DEFAULT_POS_LABELS = ["adj", "noun", "verb"]


def create_choice_page(
    text: str,
    options: List[Dict] = DEFAULT_OPTIONS,
    choice_style: str = "multiple"
) -> Dict:
    """Create a choice page configuration."""
    return set_hashes({
        "text": text,
        "view_id": "choice",
        "options": options,
        "config": {"choice_style": choice_style}
    })


def create_pos_page(
    text: str,
    tokens: List[Dict],
    labels: List[str] = DEFAULT_POS_LABELS
) -> Dict:
    """Create a POS tagging page configuration."""
    return set_hashes({
        "text": text,
        "tokens": tokens,
        "view_id": "pos_manual",
        "config": {"labels": labels}
    })


def create_pages(example: Dict[str, Any]) -> Dict[str, Any]:
    """Create all pages for a given example."""
    pages = [
        create_choice_page(text=example["text"]),
        create_pos_page(
            text=example["text"],
            tokens=example.get("tokens", [])
        )
    ]
    return set_hashes({"pages": pages})


def add_pages(stream: StreamType) -> StreamType:
    """Process the input stream and generate pages."""
    for example in stream:
        paginated_example = create_pages(example)
        yield set_hashes(paginated_example)


@prodigy.recipe(
    "test-recipe",
    dataset=Arg(help="Dataset to save answers to."),
    source=Arg(help="Input source")
)
def test_recipe(dataset: str, source: str) -> Dict[str, Any]:
    """
    Process text files and create a multi-page annotation interface.
    
    Args:
        dataset: Name of the dataset to save annotations
        source: Input source
        
    Returns:
        Dictionary containing recipe configuration
    """
    stream = get_stream(source)
    nlp = spacy.blank("en")
    
    # Process stream
    stream = add_tokens(stream=stream, nlp=nlp)
    stream = add_pages(stream=stream)
    
    return {
        "dataset": dataset,
        "view_id": "pages",
        "stream": stream,
    }

This should result in the UI that let's annotators switch between the two subtasks:
pages-ezgif.com-video-to-gif-converter

That said, it is usually recommended not to mix unrelated annotation task in a single session so as not the break the annotators focus. It's usually more efficient and less error prone to two two passes over data each dedicated to single task. If you want to parallelize this workflow, then yes spinning up two Prodigy servers each on different port would be the way.

Technically, you could implement a custom router that makes calls to the DB to check for ignored questions but before recommending anything I'd like understand more why you would want this access and what would you like to do with this information.
The short answer, though is that it is not immediately possible.

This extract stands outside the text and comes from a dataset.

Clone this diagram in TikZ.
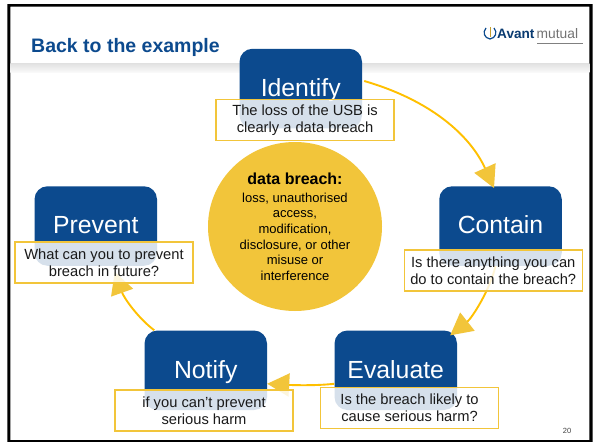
\documentclass[tikz,border=0pt]{standalone}
\usepackage{fontspec}
\setmainfont{Liberation Sans}
\usetikzlibrary{arrows.meta,shapes.geometric,calc}
\definecolor{navy}{HTML}{0C4A8E}
\definecolor{gold}{HTML}{F2C53A}
\definecolor{amber}{HTML}{FFC000}
\definecolor{ink}{HTML}{1A1A1A}
\tikzset{
  stage/.style={fill=navy,rounded corners=13pt,minimum width=122.5pt,minimum height=79.5pt,inner sep=0pt,text=white,text height=18pt,text depth=2.5pt,font=\fontsize{24.8}{28}\selectfont},
  note/.style={draw=gold,line width=1.3pt,fill=white,fill opacity=.83,draw opacity=1,text opacity=1,minimum width=178pt,minimum height=41pt,inner sep=0pt,align=center,text=ink,font=\fontsize{14.7}{17}\selectfont},
  flow/.style={draw=amber,line width=1.9pt,-{Triangle[length=22pt,width=23pt,color=gold,fill=gold]}},
}
\begin{document}
\begin{tikzpicture}[x=1pt,y=-1pt]
\useasboundingbox (0,0) rectangle (598,442);
\fill[white] (0,0) rectangle (598,442);
\fill[black,even odd rule] (7.3,4) rectangle (592.7,442) (10.3,6.7) rectangle (589.3,440);
\shade[top color=black!12,bottom color=black!2] (10.3,63) rectangle (589.3,72.5);
\node[anchor=base west,inner sep=0pt,text=navy,font=\bfseries\fontsize{19.5}{22}\selectfont] (title) at (31,52) {Back to the example};
% logo
\node[anchor=base west,inner sep=0pt,text=navy!80!black,font=\bfseries\fontsize{13.6}{15}\selectfont] (avant) at (497,38) {Avant};
\node[anchor=base west,inner sep=0pt,text=black!55,font=\fontsize{13.8}{15}\selectfont] (mutual) at (536.5,38) {mutual};
\draw[navy,line width=1.2pt] (486,28) .. controls (482.5,32) and (484,38) .. (490,39) .. controls (496,38) and (497.5,32) .. (494,28);
\draw[gold!80!black,line width=1pt] (490,27) -- (490,37);
\draw[black!50,line width=.6pt] (537,43) -- (583,43);
% stages
\node[stage] (identify) at (300.75,88.5) {Identify};
\node[stage] (contain) at (500.5,226) {Contain};
\node[stage] (prevent) at (95.75,226) {Prevent};
\node[stage] (notify) at (205.75,370.25) {Notify};
\node[stage] (evaluate) at (395.75,370.25) {Evaluate};
% centre
\node[ellipse,fill=gold,minimum width=174pt,minimum height=169pt,inner sep=0pt,align=center,text=black,font=\fontsize{13}{15.6}\selectfont] (centre) at (295,226.5) {{\bfseries\fontsize{16}{15.6}\selectfont data breach:}\\[2.5pt]loss, unauthorised\\access,\\modification,\\disclosure, or other\\misuse or\\interference};
% connectors
\draw[flow] ($(identify.east)+(2,-7.5)$) .. controls (430,100) and (470,135) .. ($(contain.north)+(-6.5,2)$);
\draw[flow] ($(contain.south)+(-5,0)$) .. controls (490,290) and (472,318) .. ($(evaluate.north east)+(-7,5)$);
\draw[flow] ($(evaluate.west)+(0,13.5)$) .. controls (315,386) and (290,385) .. ($(notify.east)+(0,13.5)$);
\draw[flow] ($(notify.north west)+(10,0)$) .. controls (138,318) and (124,298) .. ($(prevent.south)+(19,6)$);
% notes
\node[note] (n1) at (305,120.25) {The loss of the USB is\\clearly a data breach};
\node[note] (n2) at (493.25,270.5) {Is there anything you can\\do to contain the breach?};
\node[note] (n3) at (104,262.5) {What can you to prevent\\breach in future?};
\node[note] (n4) at (204,410.5) {if you can’t prevent\\serious harm};
\node[note] (n5) at (409.5,408) {Is the breach likely to\\cause serious harm?};
\node[text=black!75,inner sep=0pt,font=\fontsize{7.5}{9}\selectfont] (page) at (567,431) {20};
\end{tikzpicture}
\end{document}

Ah okay. The scenario I have in my head is one where annotator A does not know the correct label to apply to the present so they flag for another reviewer to look at it. Of course, in typing this out, that may not be ideal so i wonder what the recommendation is in handling those questions which are flagged as 'odd'

You should be able to define a task with two sub-tasks: one for POS tagging and the other one for sentiment

This is awesome! Just want to confirm - it can be any combination of text labeling? POS tagging, multi-classification, Name-entity recognition.

Thank you for the reply and help!

I think one reasonable approach could be flagging them and review them in an alternative pass.
More on flagging tasks in Prodigy here: Web Application · Prodigy · An annotation tool for AI, Machine Learning & NLP

it can be any combination of text labeling? POS tagging, multi-classification, Name-entity recognition.

Yes, each page can have a different view_id and task level settings can set or overridden on the page level.